Source excerpt:

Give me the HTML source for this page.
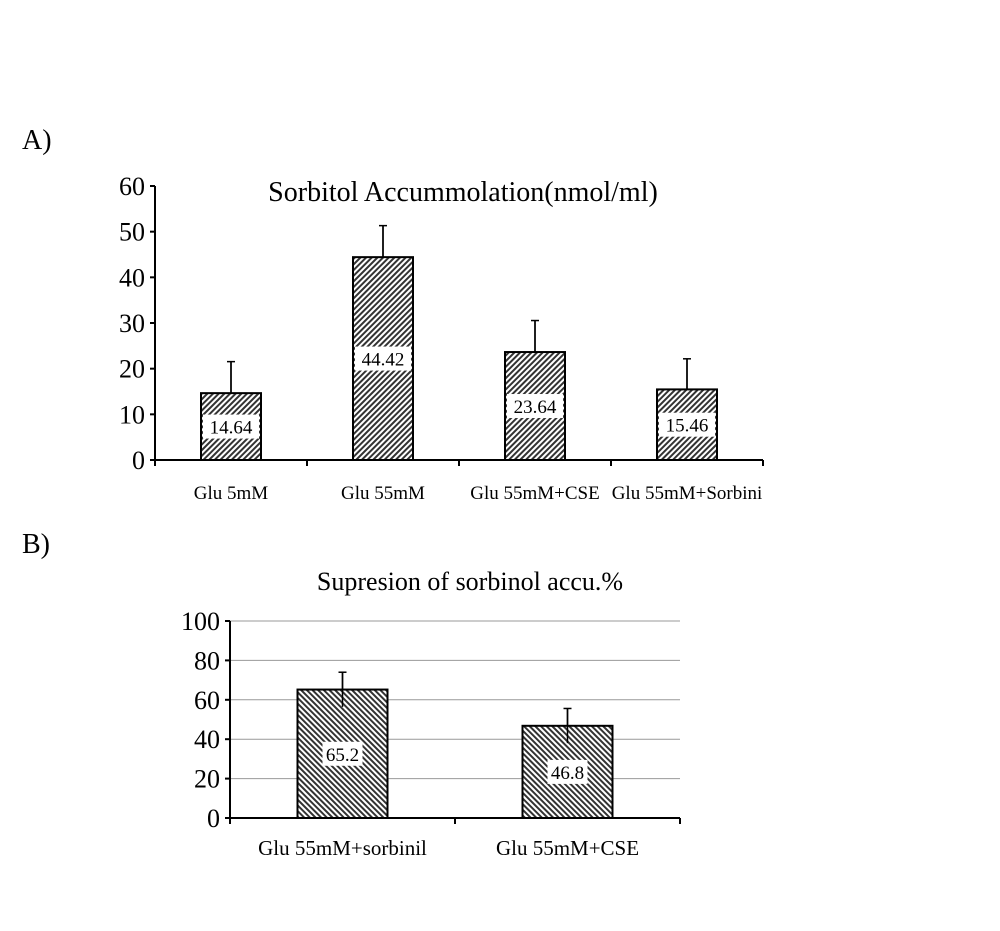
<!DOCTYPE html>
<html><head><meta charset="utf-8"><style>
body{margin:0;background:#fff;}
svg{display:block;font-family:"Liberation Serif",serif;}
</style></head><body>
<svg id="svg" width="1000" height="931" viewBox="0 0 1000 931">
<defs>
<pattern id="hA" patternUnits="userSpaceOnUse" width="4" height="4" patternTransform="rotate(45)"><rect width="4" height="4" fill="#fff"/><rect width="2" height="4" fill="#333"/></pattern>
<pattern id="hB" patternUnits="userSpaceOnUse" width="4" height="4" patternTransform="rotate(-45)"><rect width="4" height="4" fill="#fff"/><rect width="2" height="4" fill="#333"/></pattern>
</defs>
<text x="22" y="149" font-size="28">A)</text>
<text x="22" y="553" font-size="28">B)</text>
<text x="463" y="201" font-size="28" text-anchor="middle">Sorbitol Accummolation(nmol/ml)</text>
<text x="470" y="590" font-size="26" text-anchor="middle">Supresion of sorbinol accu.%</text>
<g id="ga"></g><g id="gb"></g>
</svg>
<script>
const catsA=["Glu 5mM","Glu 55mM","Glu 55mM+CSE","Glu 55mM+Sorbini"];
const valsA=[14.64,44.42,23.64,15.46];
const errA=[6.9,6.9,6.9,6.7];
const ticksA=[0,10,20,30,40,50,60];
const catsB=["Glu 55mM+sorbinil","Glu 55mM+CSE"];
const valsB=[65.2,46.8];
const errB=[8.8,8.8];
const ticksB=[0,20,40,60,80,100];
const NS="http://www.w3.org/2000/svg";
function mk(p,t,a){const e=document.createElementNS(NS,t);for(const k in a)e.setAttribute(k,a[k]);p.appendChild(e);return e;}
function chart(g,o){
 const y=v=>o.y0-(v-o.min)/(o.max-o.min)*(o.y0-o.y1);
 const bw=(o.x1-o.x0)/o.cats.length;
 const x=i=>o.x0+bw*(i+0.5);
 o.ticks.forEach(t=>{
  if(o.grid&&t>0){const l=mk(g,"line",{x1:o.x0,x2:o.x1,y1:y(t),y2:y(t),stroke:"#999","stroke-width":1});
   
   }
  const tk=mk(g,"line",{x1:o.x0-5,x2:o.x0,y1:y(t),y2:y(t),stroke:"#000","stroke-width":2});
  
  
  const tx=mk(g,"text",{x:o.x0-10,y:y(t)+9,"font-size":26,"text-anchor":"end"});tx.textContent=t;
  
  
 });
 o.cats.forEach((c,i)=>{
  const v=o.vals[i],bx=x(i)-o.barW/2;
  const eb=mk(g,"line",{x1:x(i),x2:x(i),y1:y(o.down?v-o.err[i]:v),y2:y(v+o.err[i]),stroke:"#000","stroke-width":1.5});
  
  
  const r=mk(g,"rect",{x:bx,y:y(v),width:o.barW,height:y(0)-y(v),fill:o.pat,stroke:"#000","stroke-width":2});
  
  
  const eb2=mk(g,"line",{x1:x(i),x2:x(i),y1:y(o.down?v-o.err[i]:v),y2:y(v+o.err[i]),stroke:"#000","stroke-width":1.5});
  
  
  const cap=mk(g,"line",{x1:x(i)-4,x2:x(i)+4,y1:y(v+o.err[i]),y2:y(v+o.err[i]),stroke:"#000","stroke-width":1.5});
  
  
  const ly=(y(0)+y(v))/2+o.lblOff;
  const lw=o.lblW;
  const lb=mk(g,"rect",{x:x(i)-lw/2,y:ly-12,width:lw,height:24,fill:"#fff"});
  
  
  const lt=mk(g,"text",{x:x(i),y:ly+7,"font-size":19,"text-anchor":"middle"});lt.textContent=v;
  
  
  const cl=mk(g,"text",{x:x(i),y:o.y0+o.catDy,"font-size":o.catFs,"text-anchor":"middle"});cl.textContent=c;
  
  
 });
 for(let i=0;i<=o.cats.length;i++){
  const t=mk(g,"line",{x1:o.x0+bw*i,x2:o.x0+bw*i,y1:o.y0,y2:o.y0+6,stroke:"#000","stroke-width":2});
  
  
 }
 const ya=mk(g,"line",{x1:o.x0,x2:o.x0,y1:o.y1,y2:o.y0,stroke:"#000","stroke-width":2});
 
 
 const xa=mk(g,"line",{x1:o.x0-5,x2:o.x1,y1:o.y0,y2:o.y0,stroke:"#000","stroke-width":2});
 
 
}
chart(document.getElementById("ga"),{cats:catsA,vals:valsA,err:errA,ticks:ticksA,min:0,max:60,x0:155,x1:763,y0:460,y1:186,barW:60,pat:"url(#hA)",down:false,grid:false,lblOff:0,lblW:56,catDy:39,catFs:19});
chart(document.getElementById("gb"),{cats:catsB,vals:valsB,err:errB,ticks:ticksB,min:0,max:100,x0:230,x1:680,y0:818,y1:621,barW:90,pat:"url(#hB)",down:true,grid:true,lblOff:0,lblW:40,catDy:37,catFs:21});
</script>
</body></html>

Requirement:
Without the pictures, copy the material exactly as given.

Written reply:
Give me the HTML source for this page.
<!DOCTYPE html>
<html><head><meta charset="utf-8"><style>
body{margin:0;background:#fff;}
svg{display:block;font-family:"Liberation Serif",serif;}
</style></head><body>
<svg id="svg" width="1000" height="931" viewBox="0 0 1000 931">
<defs>
<pattern id="hA" patternUnits="userSpaceOnUse" width="4" height="4" patternTransform="rotate(45)"><rect width="4" height="4" fill="#fff"/><rect width="2" height="4" fill="#333"/></pattern>
<pattern id="hB" patternUnits="userSpaceOnUse" width="4" height="4" patternTransform="rotate(-45)"><rect width="4" height="4" fill="#fff"/><rect width="2" height="4" fill="#333"/></pattern>
</defs>
<text x="22" y="149" font-size="28">A)</text>
<text x="22" y="553" font-size="28">B)</text>
<text x="463" y="201" font-size="28" text-anchor="middle">Sorbitol Accummolation(nmol/ml)</text>
<text x="470" y="590" font-size="26" text-anchor="middle">Supresion of sorbinol accu.%</text>
<g id="ga"></g><g id="gb"></g>
</svg>
<script>
const catsA=["Glu 5mM","Glu 55mM","Glu 55mM+CSE","Glu 55mM+Sorbini"];
const valsA=[14.64,44.42,23.64,15.46];
const errA=[6.9,6.9,6.9,6.7];
const ticksA=[0,10,20,30,40,50,60];
const catsB=["Glu 55mM+sorbinil","Glu 55mM+CSE"];
const valsB=[65.2,46.8];
const errB=[8.8,8.8];
const ticksB=[0,20,40,60,80,100];
const NS="http://www.w3.org/2000/svg";
function mk(p,t,a){const e=document.createElementNS(NS,t);for(const k in a)e.setAttribute(k,a[k]);p.appendChild(e);return e;}
function chart(g,o){
 const y=v=>o.y0-(v-o.min)/(o.max-o.min)*(o.y0-o.y1);
 const bw=(o.x1-o.x0)/o.cats.length;
 const x=i=>o.x0+bw*(i+0.5);
 o.ticks.forEach(t=>{
  if(o.grid&&t>0){const l=mk(g,"line",{x1:o.x0,x2:o.x1,y1:y(t),y2:y(t),stroke:"#999","stroke-width":1});
   
   }
  const tk=mk(g,"line",{x1:o.x0-5,x2:o.x0,y1:y(t),y2:y(t),stroke:"#000","stroke-width":2});
  
  
  const tx=mk(g,"text",{x:o.x0-10,y:y(t)+9,"font-size":26,"text-anchor":"end"});tx.textContent=t;
  
  
 });
 o.cats.forEach((c,i)=>{
  const v=o.vals[i],bx=x(i)-o.barW/2;
  const eb=mk(g,"line",{x1:x(i),x2:x(i),y1:y(o.down?v-o.err[i]:v),y2:y(v+o.err[i]),stroke:"#000","stroke-width":1.5});
  
  
  const r=mk(g,"rect",{x:bx,y:y(v),width:o.barW,height:y(0)-y(v),fill:o.pat,stroke:"#000","stroke-width":2});
  
  
  const eb2=mk(g,"line",{x1:x(i),x2:x(i),y1:y(o.down?v-o.err[i]:v),y2:y(v+o.err[i]),stroke:"#000","stroke-width":1.5});
  
  
  const cap=mk(g,"line",{x1:x(i)-4,x2:x(i)+4,y1:y(v+o.err[i]),y2:y(v+o.err[i]),stroke:"#000","stroke-width":1.5});
  
  
  const ly=(y(0)+y(v))/2+o.lblOff;
  const lw=o.lblW;
  const lb=mk(g,"rect",{x:x(i)-lw/2,y:ly-12,width:lw,height:24,fill:"#fff"});
  
  
  const lt=mk(g,"text",{x:x(i),y:ly+7,"font-size":19,"text-anchor":"middle"});lt.textContent=v;
  
  
  const cl=mk(g,"text",{x:x(i),y:o.y0+o.catDy,"font-size":o.catFs,"text-anchor":"middle"});cl.textContent=c;
  
  
 });
 for(let i=0;i<=o.cats.length;i++){
  const t=mk(g,"line",{x1:o.x0+bw*i,x2:o.x0+bw*i,y1:o.y0,y2:o.y0+6,stroke:"#000","stroke-width":2});
  
  
 }
 const ya=mk(g,"line",{x1:o.x0,x2:o.x0,y1:o.y1,y2:o.y0,stroke:"#000","stroke-width":2});
 
 
 const xa=mk(g,"line",{x1:o.x0-5,x2:o.x1,y1:o.y0,y2:o.y0,stroke:"#000","stroke-width":2});
 
 
}
chart(document.getElementById("ga"),{cats:catsA,vals:valsA,err:errA,ticks:ticksA,min:0,max:60,x0:155,x1:763,y0:460,y1:186,barW:60,pat:"url(#hA)",down:false,grid:false,lblOff:0,lblW:56,catDy:39,catFs:19});
chart(document.getElementById("gb"),{cats:catsB,vals:valsB,err:errB,ticks:ticksB,min:0,max:100,x0:230,x1:680,y0:818,y1:621,barW:90,pat:"url(#hB)",down:true,grid:true,lblOff:0,lblW:40,catDy:37,catFs:21});
</script>
</body></html>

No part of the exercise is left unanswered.